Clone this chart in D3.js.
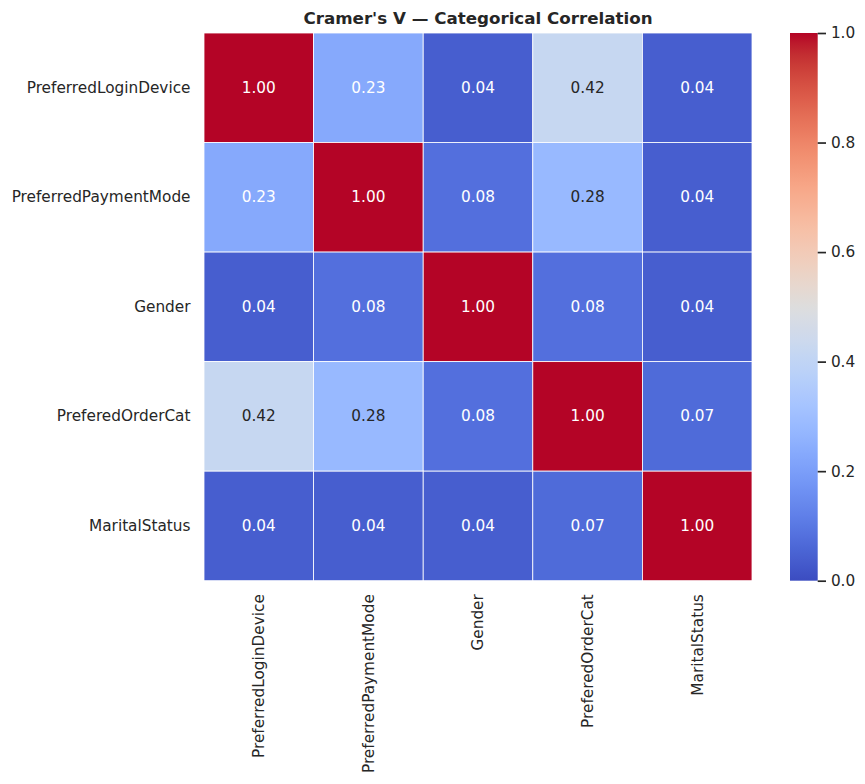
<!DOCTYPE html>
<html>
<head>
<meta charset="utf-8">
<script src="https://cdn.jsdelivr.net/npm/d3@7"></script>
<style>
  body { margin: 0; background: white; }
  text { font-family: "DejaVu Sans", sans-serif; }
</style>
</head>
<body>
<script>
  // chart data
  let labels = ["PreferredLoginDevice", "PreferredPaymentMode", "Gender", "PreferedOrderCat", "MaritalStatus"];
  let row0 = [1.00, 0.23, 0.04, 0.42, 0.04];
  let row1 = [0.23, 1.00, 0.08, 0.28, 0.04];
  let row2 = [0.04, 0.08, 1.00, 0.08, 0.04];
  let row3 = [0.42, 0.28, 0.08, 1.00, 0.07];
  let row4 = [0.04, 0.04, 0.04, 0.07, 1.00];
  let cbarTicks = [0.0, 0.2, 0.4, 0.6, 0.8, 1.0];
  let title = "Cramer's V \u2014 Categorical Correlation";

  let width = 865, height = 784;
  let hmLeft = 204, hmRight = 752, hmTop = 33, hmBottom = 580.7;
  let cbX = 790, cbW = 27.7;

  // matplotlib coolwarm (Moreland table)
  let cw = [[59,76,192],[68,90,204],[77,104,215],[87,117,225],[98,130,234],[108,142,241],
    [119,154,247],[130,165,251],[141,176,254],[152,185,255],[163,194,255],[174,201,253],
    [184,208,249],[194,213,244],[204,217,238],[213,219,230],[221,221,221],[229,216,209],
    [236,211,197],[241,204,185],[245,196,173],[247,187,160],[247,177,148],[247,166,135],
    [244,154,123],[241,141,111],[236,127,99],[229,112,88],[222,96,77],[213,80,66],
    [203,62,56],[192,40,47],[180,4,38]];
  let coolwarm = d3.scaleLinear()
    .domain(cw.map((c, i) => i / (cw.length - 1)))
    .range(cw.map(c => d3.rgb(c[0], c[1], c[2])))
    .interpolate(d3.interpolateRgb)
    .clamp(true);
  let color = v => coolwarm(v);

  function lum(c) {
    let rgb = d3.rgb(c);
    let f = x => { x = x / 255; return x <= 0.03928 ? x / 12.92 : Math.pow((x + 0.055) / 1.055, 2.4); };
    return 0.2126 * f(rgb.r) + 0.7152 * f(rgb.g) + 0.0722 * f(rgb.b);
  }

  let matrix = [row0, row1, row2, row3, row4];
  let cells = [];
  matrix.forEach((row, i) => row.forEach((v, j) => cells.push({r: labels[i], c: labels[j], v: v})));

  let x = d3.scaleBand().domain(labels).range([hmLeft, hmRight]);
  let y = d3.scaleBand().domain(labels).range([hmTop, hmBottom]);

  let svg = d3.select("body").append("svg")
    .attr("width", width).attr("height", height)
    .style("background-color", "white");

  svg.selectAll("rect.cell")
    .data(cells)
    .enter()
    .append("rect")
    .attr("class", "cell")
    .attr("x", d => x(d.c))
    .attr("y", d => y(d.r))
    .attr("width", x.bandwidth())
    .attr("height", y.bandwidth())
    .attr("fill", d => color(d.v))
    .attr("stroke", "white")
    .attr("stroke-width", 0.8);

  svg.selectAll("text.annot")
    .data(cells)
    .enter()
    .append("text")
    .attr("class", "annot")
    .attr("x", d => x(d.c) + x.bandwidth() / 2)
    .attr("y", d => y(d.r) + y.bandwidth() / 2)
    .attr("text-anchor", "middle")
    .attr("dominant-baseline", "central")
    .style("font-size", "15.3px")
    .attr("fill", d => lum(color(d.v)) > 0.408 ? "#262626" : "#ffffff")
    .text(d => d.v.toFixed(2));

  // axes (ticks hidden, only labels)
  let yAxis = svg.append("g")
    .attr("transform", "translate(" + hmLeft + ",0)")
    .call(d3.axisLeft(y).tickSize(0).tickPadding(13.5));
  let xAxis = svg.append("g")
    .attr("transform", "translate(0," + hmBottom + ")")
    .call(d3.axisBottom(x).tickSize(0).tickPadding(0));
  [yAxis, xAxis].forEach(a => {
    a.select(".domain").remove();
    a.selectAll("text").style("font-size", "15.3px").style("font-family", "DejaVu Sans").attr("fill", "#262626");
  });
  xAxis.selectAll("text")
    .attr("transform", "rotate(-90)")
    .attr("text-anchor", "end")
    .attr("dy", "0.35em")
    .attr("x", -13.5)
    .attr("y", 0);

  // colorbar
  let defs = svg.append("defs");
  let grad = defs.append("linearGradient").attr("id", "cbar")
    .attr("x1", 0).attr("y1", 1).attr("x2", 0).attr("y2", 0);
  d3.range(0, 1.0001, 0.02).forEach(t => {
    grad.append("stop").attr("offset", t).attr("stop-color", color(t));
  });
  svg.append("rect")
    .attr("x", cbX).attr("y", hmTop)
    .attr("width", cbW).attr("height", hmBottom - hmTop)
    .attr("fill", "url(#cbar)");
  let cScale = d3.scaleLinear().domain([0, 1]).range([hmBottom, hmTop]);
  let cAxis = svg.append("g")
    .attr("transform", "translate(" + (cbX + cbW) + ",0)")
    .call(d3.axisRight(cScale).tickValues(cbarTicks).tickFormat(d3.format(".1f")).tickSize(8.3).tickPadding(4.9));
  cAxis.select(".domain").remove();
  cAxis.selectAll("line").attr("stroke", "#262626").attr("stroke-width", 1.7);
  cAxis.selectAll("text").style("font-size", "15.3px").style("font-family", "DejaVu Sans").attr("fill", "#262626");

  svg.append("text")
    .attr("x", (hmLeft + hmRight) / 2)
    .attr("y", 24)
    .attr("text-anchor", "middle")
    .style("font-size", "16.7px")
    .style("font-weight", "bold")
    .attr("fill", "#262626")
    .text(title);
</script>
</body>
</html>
· · · · · · ·
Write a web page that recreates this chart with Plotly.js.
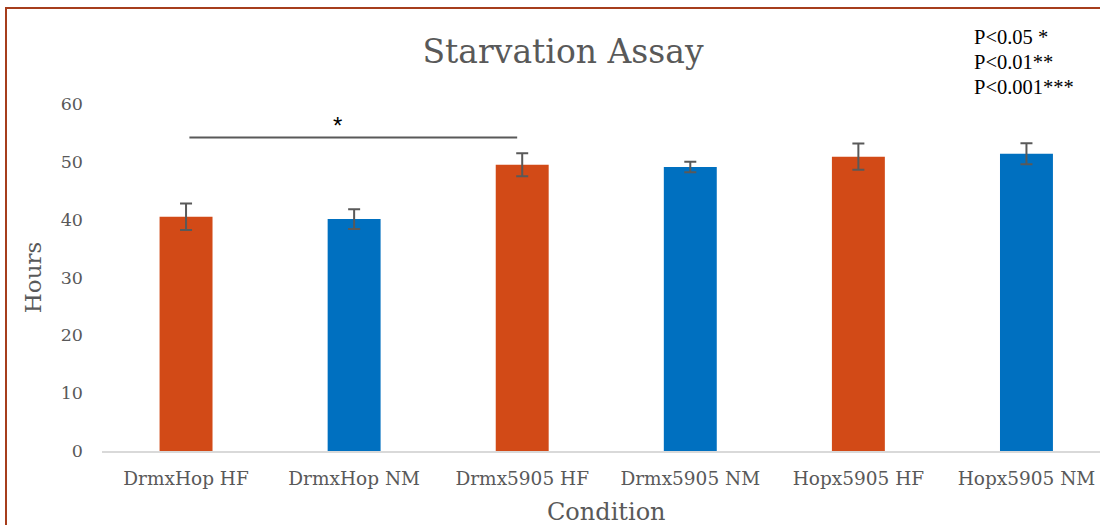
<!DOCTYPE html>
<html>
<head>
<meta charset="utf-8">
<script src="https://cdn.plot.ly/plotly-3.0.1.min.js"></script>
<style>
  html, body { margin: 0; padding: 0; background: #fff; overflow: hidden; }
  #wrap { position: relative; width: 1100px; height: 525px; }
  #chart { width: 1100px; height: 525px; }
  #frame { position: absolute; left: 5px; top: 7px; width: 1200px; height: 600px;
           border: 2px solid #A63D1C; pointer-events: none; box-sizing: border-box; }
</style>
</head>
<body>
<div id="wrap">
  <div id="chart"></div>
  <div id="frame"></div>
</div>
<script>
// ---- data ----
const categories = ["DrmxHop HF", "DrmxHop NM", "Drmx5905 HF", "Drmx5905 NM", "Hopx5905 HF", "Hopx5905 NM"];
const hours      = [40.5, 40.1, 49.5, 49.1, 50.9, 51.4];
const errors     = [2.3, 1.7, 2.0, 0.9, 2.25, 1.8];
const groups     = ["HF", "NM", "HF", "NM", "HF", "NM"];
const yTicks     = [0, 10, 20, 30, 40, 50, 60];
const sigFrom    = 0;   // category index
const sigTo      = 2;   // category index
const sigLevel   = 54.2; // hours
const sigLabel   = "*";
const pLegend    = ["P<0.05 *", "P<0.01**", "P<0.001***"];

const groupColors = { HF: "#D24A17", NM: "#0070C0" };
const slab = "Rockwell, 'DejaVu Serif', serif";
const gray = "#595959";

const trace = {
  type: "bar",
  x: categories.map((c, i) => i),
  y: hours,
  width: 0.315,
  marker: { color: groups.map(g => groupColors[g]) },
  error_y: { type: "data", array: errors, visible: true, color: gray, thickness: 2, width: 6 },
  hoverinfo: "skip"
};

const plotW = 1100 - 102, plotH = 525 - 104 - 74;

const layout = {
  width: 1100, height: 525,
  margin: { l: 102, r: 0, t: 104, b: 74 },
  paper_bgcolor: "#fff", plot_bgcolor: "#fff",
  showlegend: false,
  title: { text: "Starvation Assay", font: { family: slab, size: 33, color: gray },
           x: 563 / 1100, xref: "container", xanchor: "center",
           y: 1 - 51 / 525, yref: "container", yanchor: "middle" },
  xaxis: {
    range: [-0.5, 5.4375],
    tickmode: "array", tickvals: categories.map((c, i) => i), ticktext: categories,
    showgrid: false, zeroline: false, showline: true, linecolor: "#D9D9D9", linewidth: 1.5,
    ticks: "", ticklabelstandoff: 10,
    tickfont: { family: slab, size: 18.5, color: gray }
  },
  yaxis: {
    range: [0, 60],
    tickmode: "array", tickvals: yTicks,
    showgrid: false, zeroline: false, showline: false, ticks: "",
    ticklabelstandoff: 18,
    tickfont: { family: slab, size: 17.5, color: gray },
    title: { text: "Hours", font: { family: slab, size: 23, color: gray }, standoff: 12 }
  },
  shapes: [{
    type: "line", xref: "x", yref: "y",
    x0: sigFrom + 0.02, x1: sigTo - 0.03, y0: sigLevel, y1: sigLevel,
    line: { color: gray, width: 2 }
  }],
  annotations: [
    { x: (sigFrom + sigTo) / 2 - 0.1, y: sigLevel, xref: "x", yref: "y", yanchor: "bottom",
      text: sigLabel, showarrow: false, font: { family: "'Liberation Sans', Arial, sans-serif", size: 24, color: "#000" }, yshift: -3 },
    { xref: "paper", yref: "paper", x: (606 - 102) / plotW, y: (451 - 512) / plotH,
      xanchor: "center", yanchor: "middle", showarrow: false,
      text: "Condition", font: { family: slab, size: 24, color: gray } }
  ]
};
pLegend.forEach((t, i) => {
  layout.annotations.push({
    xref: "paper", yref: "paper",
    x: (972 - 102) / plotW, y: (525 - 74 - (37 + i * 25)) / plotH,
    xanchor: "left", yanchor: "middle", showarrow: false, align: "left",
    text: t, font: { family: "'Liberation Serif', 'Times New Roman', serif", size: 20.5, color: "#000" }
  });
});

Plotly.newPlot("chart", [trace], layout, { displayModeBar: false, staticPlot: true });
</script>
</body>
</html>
· · · · · · ·
REQUIREMENT — Return the material from the line containing "Clone this chart in D3.js." through the line containing "let cbX = 790, cbW = 27.7;", exactly and in full, but without its pictures.

PROBLEM SOLUTION —
Clone this chart in D3.js.
<!DOCTYPE html>
<html>
<head>
<meta charset="utf-8">
<script src="https://cdn.jsdelivr.net/npm/d3@7"></script>
<style>
  body { margin: 0; background: white; }
  text { font-family: "DejaVu Sans", sans-serif; }
</style>
</head>
<body>
<script>
  // chart data
  let labels = ["PreferredLoginDevice", "PreferredPaymentMode", "Gender", "PreferedOrderCat", "MaritalStatus"];
  let row0 = [1.00, 0.23, 0.04, 0.42, 0.04];
  let row1 = [0.23, 1.00, 0.08, 0.28, 0.04];
  let row2 = [0.04, 0.08, 1.00, 0.08, 0.04];
  let row3 = [0.42, 0.28, 0.08, 1.00, 0.07];
  let row4 = [0.04, 0.04, 0.04, 0.07, 1.00];
  let cbarTicks = [0.0, 0.2, 0.4, 0.6, 0.8, 1.0];
  let title = "Cramer's V \u2014 Categorical Correlation";

  let width = 865, height = 784;
  let hmLeft = 204, hmRight = 752, hmTop = 33, hmBottom = 580.7;
  let cbX = 790, cbW = 27.7;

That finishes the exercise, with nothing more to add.